On joue avec des feuilles de papiers et des manteaux de fourrure, on monte et on démonte une cabane, on plonge les mains, la tête ou tout le corps dans un petite étendue d’eau, on avance et on recule avec des valisettes, on fume et l’on boit, on jacasse et l’on crie en allemand ou en anglais… Quelle est donc cette secte étrange ? Celle des Mahleromanes ? C’est ce que voudrait nous faire croire le titre de ce spectacle, Mahlermania, dont on s’étonnerait qu’il connaisse les honneurs du DVD si les aberrations de cette industrie n’étaient pas assez notoires. S’il y a ici mania, cette folie s’exercerait plutôt aux dépens de Mahler et de sa musique, par-dessus laquelle on parle et dont on interrompt les lieder, sans que jamais se dégage un sens cohérent. A travers quelques brefs soliloques, Alma y apparaît comme une sotte vénale, et au bout d’une heure et demie, on reste avec un sentiment de vacuité totale. Ce n’est décidément pas encore cette fois que nous serons convaincus de l’intérêt des créations de Nico and the Navigators, dont la version de la Petite Messe solennelle de Rossini avait laissé Christophe Rizoud plus que circonspect.
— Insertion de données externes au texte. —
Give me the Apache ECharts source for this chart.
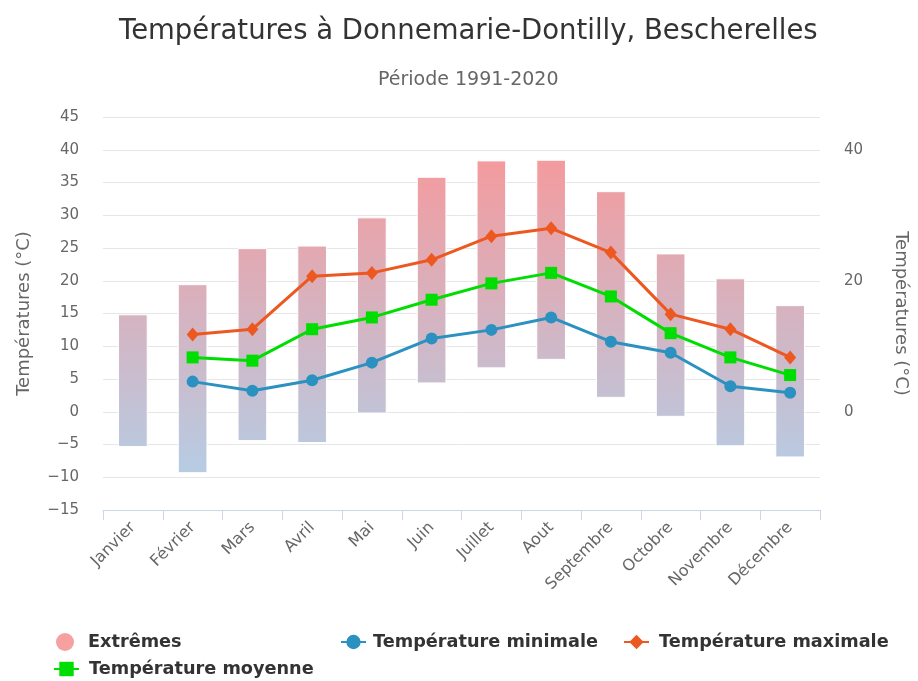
<!DOCTYPE html>
<html>
<head>
<meta charset="utf-8">
<script src="https://cdn.jsdelivr.net/npm/echarts@6/dist/echarts.min.js"></script>
<style>
  html, body { margin: 0; padding: 0; background: #fff; }
  #chart { width: 918px; height: 681px; }
</style>
</head>
<body>
<div id="chart"></div>
<script>
const months = ['Janvier', 'Février', 'Mars', 'Avril', 'Mai', 'Juin', 'Juillet',
  'Aout', 'Septembre', 'Octobre', 'Novembre', 'Décembre'];

// extrêmes (record bas / record haut)
const extremeLow = [-5.3, -9.3, -4.4, -4.7, -0.2, 4.4, 6.7, 8.0, 2.2, -0.7, -5.2, -6.9];
const extremeHigh = [14.8, 19.4, 24.9, 25.3, 29.6, 35.8, 38.3, 38.4, 33.6, 24.1, 20.3, 16.2];

// normales
const tempMin = [null, 4.6, 3.2, 4.8, 7.5, 11.2, 12.5, 14.4, 10.7, 9.0, 3.9, 2.9];
const tempMax = [null, 11.8, 12.6, 20.7, 21.2, 23.2, 26.8, 28.0, 24.3, 14.9, 12.6, 8.3];
const tempMoy = [null, 8.3, 7.8, 12.6, 14.4, 17.1, 19.6, 21.2, 17.6, 12.0, 8.3, 5.6];

const FONT = 'DejaVu Sans';
const minus = v => String(v).replace('-', '\u2212');

const chart = echarts.init(document.getElementById('chart'));

const gridTop = 117;
const gridBottom = 510;

const extremeFill = new echarts.graphic.LinearGradient(0, gridTop, 0, gridBottom, [
  { offset: 0, color: 'rgb(252,148,148)' },
  { offset: 1, color: 'rgb(175,210,236)' }
], true);

const legendText = {
  color: '#333',
  fontFamily: FONT,
  fontWeight: 'bold',
  fontSize: 17.7,
  padding: [0, 0, 0, 5]
};

chart.setOption({
  animation: false,
  title: [
    {
      text: 'Températures à Donnemarie-Dontilly, Bescherelles',
      left: 114,
      top: 13,
      textStyle: { color: '#333', fontFamily: FONT, fontWeight: 'normal', fontSize: 27.5 }
    },
    {
      text: 'Période 1991-2020',
      left: 373,
      top: 66,
      textStyle: { color: '#666', fontFamily: FONT, fontWeight: 'normal', fontSize: 19 }
    }
  ],
  legend: [
    {
      data: [{ name: 'Extrêmes', icon: 'circle' }],
      left: 56, top: 633, padding: 0, itemWidth: 18, itemHeight: 18,
      textStyle: Object.assign({}, legendText, { padding: [0, 0, 0, 9] })
    },
    {
      data: ['Température minimale'],
      left: 340, top: 633, padding: 0, itemWidth: 25, itemHeight: 18,
      textStyle: Object.assign({}, legendText, { padding: [0, 0, 0, 2] })
    },
    {
      data: ['Température maximale'],
      left: 623, top: 633, padding: 0, itemWidth: 25, itemHeight: 18,
      textStyle: legendText
    },
    {
      data: ['Température moyenne'],
      left: 53, top: 660, padding: 0, itemWidth: 25, itemHeight: 18,
      textStyle: legendText
    }
  ],
  grid: { left: 103, right: 93, top: gridTop, bottom: 681 - gridBottom, containLabel: false },
  xAxis: {
    type: 'category',
    data: months,
    boundaryGap: true,
    axisLine: { onZero: false, lineStyle: { color: '#ccd6eb', width: 1 } },
    axisTick: { show: true, length: 10, lineStyle: { color: '#ccd6eb' } },
    axisLabel: {
      rotate: 45,
      interval: 0,
      margin: 15,
      color: '#666',
      fontFamily: FONT,
      fontSize: 16
    },
    splitLine: { show: false }
  },
  yAxis: [
    {
      type: 'value',
      min: -15,
      max: 45,
      interval: 5,
      name: 'Températures (°C)',
      nameLocation: 'middle',
      nameGap: 70,
      nameTextStyle: { color: '#666', fontFamily: FONT, fontSize: 18 },
      axisLine: { show: false },
      axisTick: { show: false },
      axisLabel: { color: '#666', fontFamily: FONT, fontSize: 15, margin: 24, formatter: minus },
      splitLine: { lineStyle: { color: '#e6e6e6', width: 1 } }
    },
    {
      type: 'value',
      position: 'right',
      min: -15,
      max: 45,
      interval: 5,
      name: 'Températures (°C)',
      nameLocation: 'middle',
      nameRotate: -90,
      nameGap: 72,
      nameTextStyle: { color: '#666', fontFamily: FONT, fontSize: 18 },
      axisLine: { show: false },
      axisTick: { show: false },
      axisLabel: {
        color: '#666', fontFamily: FONT, fontSize: 15, margin: 24,
        formatter: v => (v % 20 === 0 ? minus(v) : '')
      },
      splitLine: { show: false }
    }
  ],
  series: [
    {
      name: 'Extrêmes',
      type: 'custom',
      itemStyle: { color: 'rgb(246,160,160)' },
      encode: { x: 0, y: [1, 2] },
      data: months.map((m, i) => [i, extremeLow[i], extremeHigh[i]]),
      renderItem: (params, api) => {
        const lo = api.coord([api.value(0), api.value(1)]);
        const hi = api.coord([api.value(0), api.value(2)]);
        const w = api.size([1, 0])[0] * 0.48;
        return {
          type: 'rect',
          shape: { x: lo[0] - w / 2, y: hi[1], width: w, height: lo[1] - hi[1] },
          style: { fill: extremeFill, stroke: '#fff', lineWidth: 1 }
        };
      },
      z: 1
    },
    {
      name: 'Température minimale',
      type: 'line',
      data: tempMin,
      color: '#2a91c0',
      symbol: 'circle',
      symbolSize: 12,
      lineStyle: { width: 3 },
      z: 3
    },
    {
      name: 'Température maximale',
      type: 'line',
      data: tempMax,
      color: '#ec5820',
      symbol: 'diamond',
      symbolSize: [12, 14],
      lineStyle: { width: 3 },
      z: 3
    },
    {
      name: 'Température moyenne',
      type: 'line',
      data: tempMoy,
      color: '#00dd00',
      symbol: 'rect',
      symbolSize: 12,
      lineStyle: { width: 3 },
      z: 3
    }
  ]
});
</script>
</body>
</html>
Si l’on fait donc abstraction de la composante visuelle – ce qui est quand même regrettable s’agissant d’un DVD –, il reste heureusement la musique. Le bonheur est pourtant loin d’être total sur ce plan, et c’est plutôt la frustration qui l’emporte. Une sélection a été opérée au milieu de la production mahlérienne, en gardant tel ou tel thème des symphonies, et en ne retenant que quelques numéros des cycles de mélodies. S’appuyant sur la transcription chambriste des Lieder eines farenden Gesellen réalisée en 1920 par Schönberg et de celle du Chant de la terre entreprise en même temps mais achevée en 1983 par le musicologue Rainer Riehn (à qui l’on doit également la version des Kindertotenlieder ici utilisée), les concepteurs du spectacle ont commandé des arrangements du Knaben Wunderhorn, des Ruckert-Lieder et des Lieder und Gesänge à la compositrice française Anne Champert. A ces versions pour seize instrumentistes, assez réussies, s’ajoute le célébrissime Adagietto de la cinquième symphonie, réduit pour deux pianos par Otto Singer en 1904.
Et si l’on parlait de frustration, c’est parce qu’on aurait aimé entendre bien davantage les deux chanteurs réunis pour l’occasion : comment se contenter d’une version purement instrumentale de « Wenn dein Mütterlein », des Kindertotenlieder, lorsqu’on dispose d’une interprète aussi extraordinaire que Katarina Bradić ? Confinée à des troisièmes rôles au Deutsche Oper de Berlin, cette mezzo croate, pourvue d’un timbre absolument somptueux, a heureusement l’occasion de révéler sa personnalité dans des personnages plus gratifiants au Komische Oper (où elle est régulièrement Carmen), voire à l’étranger, comme dans le Giasone de Cavalli à Anvers (DVD Dynamic). Ces dernières saisons, hélas, seul Gérard Mortier semble avoir songé à l’engager hors d’Allemagne. Quant à Simon Pauly, dont la carrière semble se dérouler exclusivement au Deutsche Oper, avec de rares grands rôles (Papageno, Belcore) dans un flot d’utilités, son timbre est sans doute en soi moins exceptionnel, mais il confère une réelle théâtralité à la musique de Mahler et joue fort habilement de la voix de tête. Un vrai liederabend avec ces deux chanteurs nous auraient autrement comblés que ce salmigondis prétentieux.